Citing fiscal stability as a hallmark for the Progressives term in office, Mr McTaggart said: “The contrast with our Progressives strategy is obvious. Over the two Progressives-led Governments, the national debt fell from around $560m in 2013 to under $250m on the day we left office. A reduction of over $300m or above 55% in Cayman's national debt. No other Government in the history of Cayman has achieved this. The PACT government seems set to undo in two years what it took us eight years to fix – leaving the country again with massive debt.”

He cautioned that the proposed bond being sought by the PACT government, “will saddle us with interest payments on $400M for the next 30 years and by my estimates, conservatively assuming interest rates of between 4% to 5%, will cost the country between $480 million to $600 million dollars in interest over the life of the bond. Far more than the amount being borrowed.”

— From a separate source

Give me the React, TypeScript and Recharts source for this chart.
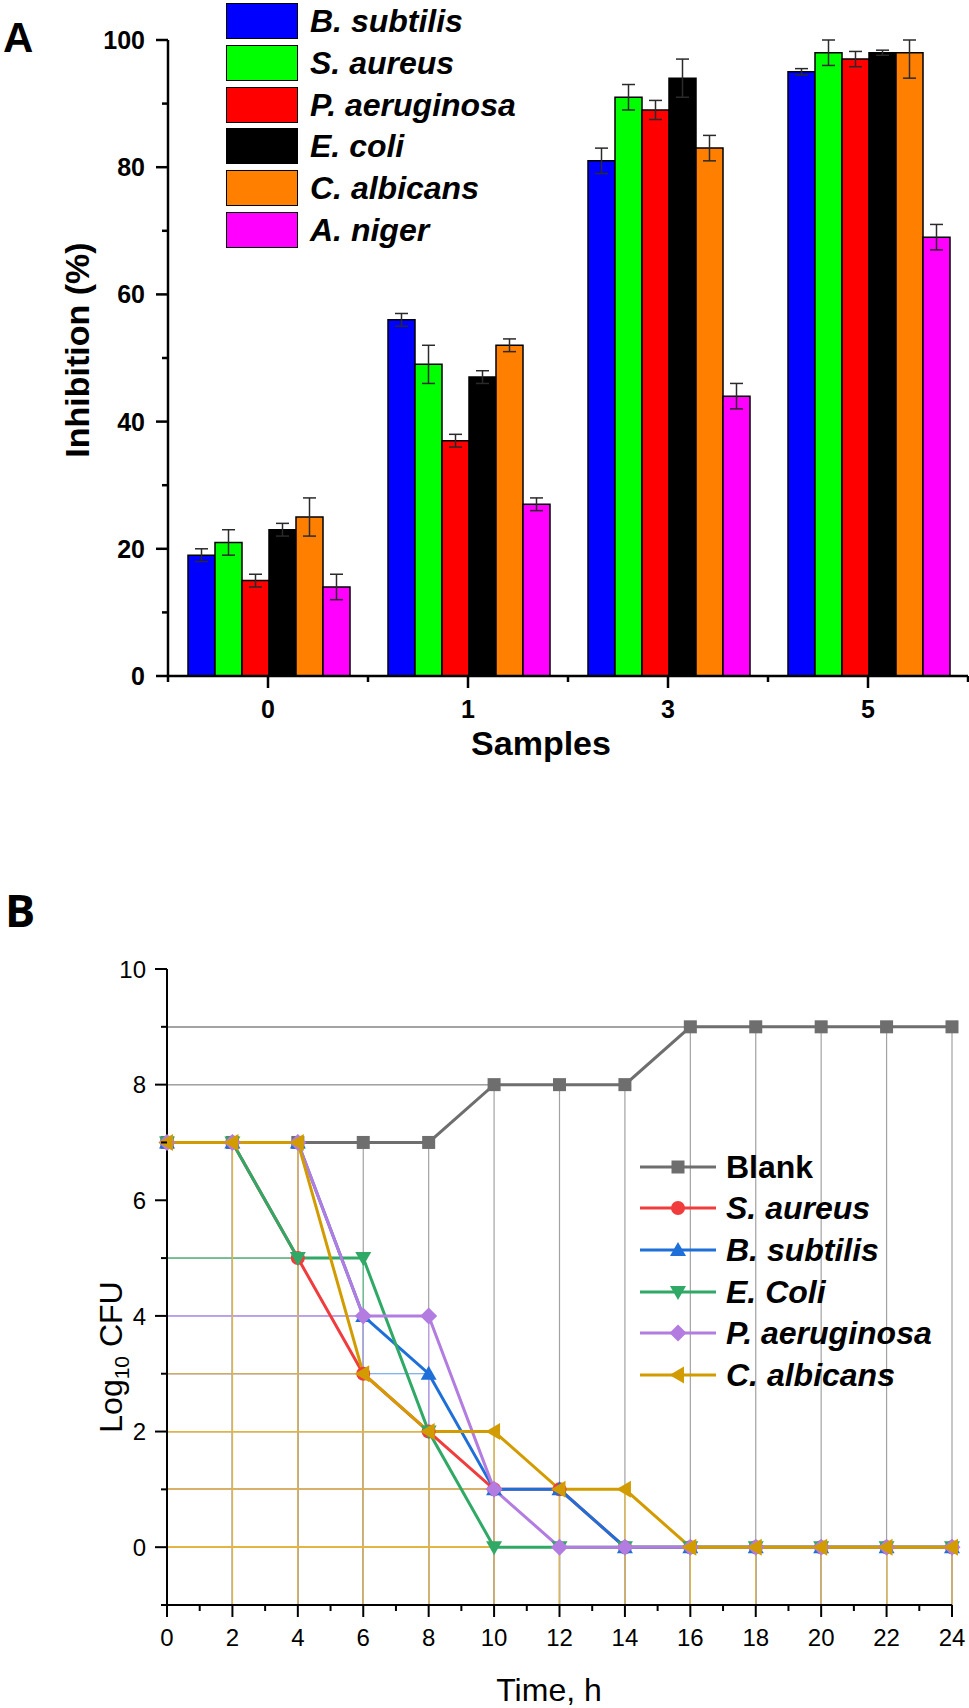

Another warning from the former finance minister is that “if the government goes forward with this 30-year bond, it will leave the country, and future governments, with the burden of repaying almost one billion dollars in interest and debt through to the year 2052; if it actually is repaid by then.”

Saying that “such a bond is unnecessary and should not proceed”, Opposition Leader McTaggart said he “sincerely hope that the government carefully reconsiders the present course of choosing increased debt.”

He also suggested that instead of a bond, the current administration should instead seek to use existing revenues to pay its way and invest for the future “rather than hindering future generations of Caymanians, our children and grandchildren, with the millstone of enormous growing debt.”